Problem statement:
Give the number of lines holding the string "this", and nothing else.

Record excerpts:
········

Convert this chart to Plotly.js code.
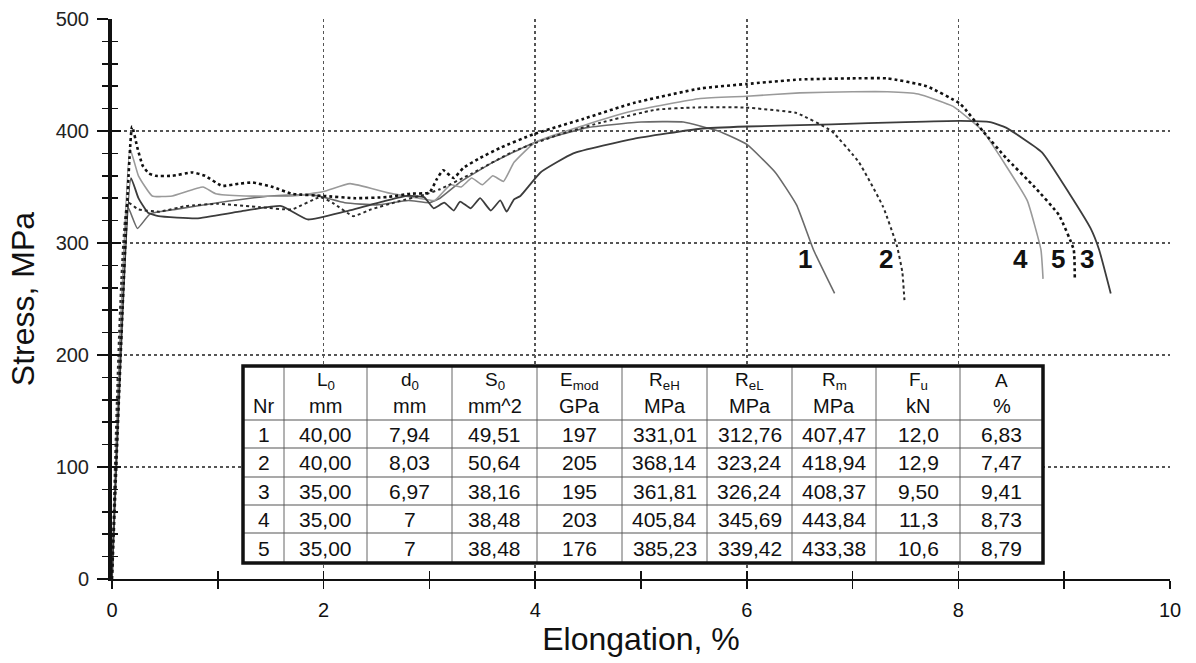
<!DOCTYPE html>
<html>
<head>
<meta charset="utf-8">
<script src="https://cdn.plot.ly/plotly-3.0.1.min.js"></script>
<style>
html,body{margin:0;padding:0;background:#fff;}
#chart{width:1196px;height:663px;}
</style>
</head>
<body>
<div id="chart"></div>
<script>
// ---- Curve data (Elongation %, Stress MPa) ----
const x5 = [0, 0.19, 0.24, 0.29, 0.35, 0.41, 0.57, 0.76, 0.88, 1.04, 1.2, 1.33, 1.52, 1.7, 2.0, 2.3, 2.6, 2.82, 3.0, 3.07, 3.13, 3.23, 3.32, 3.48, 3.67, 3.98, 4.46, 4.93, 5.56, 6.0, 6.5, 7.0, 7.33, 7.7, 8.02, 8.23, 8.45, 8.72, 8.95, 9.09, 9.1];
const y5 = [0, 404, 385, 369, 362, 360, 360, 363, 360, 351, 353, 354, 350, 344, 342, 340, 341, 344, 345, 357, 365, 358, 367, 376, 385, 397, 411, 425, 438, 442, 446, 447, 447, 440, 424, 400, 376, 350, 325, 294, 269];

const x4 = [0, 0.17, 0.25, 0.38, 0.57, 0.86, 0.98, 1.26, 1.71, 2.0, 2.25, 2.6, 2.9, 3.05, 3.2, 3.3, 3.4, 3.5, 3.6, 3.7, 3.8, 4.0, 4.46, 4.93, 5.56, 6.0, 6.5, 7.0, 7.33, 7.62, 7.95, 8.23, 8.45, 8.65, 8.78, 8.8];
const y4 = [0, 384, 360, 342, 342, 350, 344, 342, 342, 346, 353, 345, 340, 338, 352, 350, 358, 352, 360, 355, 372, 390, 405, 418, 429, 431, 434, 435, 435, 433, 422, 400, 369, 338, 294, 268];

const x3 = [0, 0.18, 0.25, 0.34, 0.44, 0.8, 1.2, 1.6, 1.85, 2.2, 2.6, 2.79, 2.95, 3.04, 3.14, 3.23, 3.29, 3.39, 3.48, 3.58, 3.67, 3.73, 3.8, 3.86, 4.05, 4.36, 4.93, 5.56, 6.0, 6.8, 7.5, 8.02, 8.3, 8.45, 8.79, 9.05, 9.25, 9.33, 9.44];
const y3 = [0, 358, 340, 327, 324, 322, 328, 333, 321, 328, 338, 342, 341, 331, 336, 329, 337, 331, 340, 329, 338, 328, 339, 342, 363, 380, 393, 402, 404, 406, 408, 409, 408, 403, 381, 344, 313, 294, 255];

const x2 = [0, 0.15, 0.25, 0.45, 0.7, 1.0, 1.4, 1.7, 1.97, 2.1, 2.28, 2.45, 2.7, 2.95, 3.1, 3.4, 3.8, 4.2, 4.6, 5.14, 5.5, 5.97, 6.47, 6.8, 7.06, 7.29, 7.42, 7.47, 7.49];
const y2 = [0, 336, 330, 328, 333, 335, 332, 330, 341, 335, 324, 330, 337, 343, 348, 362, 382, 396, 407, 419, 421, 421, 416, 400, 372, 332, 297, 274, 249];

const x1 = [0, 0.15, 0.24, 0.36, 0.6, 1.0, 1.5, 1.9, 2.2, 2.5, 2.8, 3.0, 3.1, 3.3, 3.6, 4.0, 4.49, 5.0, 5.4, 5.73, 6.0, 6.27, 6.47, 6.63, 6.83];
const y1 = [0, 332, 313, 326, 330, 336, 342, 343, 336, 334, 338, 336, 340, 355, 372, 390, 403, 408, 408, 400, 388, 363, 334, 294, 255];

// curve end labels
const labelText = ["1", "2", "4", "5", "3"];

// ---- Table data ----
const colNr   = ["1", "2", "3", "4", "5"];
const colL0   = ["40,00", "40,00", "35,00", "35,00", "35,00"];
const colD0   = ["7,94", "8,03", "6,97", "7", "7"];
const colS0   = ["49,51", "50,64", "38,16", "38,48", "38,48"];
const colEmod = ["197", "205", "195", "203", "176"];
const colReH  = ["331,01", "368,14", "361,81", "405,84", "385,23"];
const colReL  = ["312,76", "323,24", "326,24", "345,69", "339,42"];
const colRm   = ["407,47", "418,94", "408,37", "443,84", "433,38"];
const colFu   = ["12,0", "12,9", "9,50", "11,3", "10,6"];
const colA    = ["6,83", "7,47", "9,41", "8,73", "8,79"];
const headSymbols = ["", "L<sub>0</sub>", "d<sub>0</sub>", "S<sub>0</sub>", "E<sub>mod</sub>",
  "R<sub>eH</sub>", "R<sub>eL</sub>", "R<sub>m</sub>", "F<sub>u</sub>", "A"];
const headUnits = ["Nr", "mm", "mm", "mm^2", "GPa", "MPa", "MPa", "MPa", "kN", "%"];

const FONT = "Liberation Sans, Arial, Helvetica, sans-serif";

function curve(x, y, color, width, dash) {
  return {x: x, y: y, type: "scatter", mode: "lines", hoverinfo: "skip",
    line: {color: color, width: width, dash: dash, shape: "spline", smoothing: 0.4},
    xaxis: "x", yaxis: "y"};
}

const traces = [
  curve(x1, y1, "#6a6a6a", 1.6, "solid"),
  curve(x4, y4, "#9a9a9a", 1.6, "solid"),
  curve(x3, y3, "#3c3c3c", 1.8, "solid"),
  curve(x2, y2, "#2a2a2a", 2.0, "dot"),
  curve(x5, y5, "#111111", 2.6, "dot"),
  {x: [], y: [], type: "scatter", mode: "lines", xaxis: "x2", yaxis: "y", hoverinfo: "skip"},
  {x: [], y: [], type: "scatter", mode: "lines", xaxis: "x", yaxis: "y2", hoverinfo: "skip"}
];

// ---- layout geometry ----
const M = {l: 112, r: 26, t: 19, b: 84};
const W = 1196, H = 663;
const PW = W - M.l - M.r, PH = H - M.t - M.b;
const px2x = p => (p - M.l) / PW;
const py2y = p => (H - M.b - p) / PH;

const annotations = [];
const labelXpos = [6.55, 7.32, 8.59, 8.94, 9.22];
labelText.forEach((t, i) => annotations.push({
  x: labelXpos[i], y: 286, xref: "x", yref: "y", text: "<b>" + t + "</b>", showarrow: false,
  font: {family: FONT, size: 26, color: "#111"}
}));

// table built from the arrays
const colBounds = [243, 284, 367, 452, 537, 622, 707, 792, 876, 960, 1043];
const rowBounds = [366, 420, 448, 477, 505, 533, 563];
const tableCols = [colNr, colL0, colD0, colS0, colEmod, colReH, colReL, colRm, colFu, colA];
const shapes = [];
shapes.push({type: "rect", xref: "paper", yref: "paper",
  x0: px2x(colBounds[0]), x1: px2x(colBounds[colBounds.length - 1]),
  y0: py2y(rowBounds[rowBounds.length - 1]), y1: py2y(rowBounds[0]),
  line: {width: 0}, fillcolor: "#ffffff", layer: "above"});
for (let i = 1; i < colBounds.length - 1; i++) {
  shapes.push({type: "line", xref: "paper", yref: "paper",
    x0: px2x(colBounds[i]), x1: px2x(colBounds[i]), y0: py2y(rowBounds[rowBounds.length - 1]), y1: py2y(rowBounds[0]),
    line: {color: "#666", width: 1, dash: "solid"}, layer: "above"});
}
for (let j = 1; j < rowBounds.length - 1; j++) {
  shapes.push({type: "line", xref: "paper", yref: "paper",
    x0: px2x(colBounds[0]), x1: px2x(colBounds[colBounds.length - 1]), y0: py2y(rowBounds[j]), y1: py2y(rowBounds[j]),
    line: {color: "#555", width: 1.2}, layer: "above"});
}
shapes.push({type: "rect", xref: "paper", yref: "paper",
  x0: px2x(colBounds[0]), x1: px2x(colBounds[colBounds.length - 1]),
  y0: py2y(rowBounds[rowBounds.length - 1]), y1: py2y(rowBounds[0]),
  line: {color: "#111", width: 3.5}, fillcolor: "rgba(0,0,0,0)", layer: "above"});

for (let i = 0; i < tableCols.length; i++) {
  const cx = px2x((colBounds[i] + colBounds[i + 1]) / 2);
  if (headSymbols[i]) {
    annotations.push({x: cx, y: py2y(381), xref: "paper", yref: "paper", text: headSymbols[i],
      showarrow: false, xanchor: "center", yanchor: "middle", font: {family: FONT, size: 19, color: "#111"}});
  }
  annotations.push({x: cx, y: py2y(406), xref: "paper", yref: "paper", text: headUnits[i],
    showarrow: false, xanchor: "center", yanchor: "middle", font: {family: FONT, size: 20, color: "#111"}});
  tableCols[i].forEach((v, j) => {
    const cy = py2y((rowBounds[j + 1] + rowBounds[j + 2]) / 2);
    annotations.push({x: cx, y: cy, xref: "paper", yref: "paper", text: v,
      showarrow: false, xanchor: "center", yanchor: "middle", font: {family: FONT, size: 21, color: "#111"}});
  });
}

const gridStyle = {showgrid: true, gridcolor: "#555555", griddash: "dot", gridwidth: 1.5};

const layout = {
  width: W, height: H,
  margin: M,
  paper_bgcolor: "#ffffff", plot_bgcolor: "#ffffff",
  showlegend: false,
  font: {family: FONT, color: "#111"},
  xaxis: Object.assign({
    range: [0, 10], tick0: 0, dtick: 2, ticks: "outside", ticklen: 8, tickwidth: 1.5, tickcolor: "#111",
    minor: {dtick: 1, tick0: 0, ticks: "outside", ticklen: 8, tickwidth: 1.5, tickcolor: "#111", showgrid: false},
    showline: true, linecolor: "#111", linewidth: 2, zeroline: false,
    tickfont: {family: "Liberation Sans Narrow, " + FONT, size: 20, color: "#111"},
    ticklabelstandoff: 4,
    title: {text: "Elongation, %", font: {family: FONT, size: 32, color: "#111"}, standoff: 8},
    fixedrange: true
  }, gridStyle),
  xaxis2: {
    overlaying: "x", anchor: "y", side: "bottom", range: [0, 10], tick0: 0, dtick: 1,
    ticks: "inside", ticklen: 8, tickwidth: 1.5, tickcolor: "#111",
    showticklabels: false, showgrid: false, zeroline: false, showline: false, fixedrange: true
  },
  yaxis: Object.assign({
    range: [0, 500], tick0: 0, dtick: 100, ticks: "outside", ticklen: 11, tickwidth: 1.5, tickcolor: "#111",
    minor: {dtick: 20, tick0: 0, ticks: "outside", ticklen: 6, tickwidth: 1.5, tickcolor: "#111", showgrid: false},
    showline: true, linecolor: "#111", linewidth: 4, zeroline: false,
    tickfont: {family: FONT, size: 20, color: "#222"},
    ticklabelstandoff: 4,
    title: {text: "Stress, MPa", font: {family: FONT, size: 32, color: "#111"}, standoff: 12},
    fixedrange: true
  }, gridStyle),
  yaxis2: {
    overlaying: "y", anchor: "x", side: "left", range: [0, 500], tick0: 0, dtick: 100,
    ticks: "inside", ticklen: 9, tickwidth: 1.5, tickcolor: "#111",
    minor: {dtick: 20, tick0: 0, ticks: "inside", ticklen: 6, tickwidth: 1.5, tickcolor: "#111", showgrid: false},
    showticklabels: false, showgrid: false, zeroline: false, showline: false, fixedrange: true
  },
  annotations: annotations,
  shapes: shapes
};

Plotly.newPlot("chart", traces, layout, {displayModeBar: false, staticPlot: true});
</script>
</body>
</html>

········

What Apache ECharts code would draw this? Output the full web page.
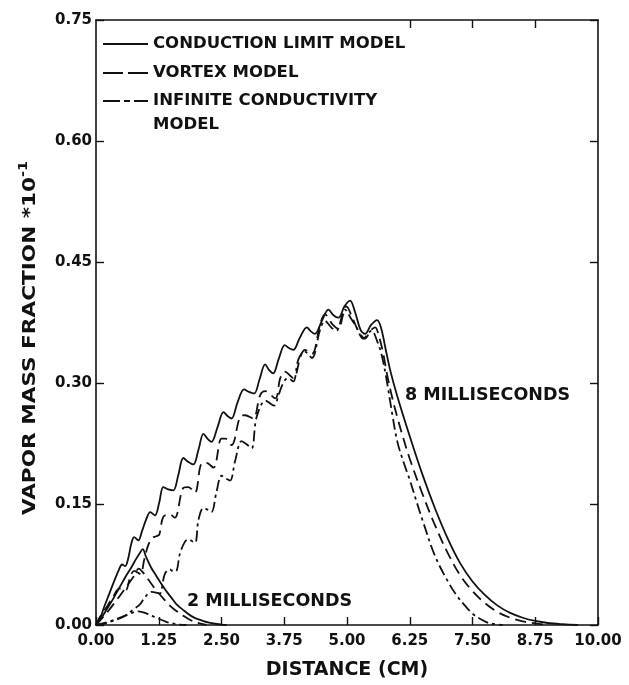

········

Final result:
2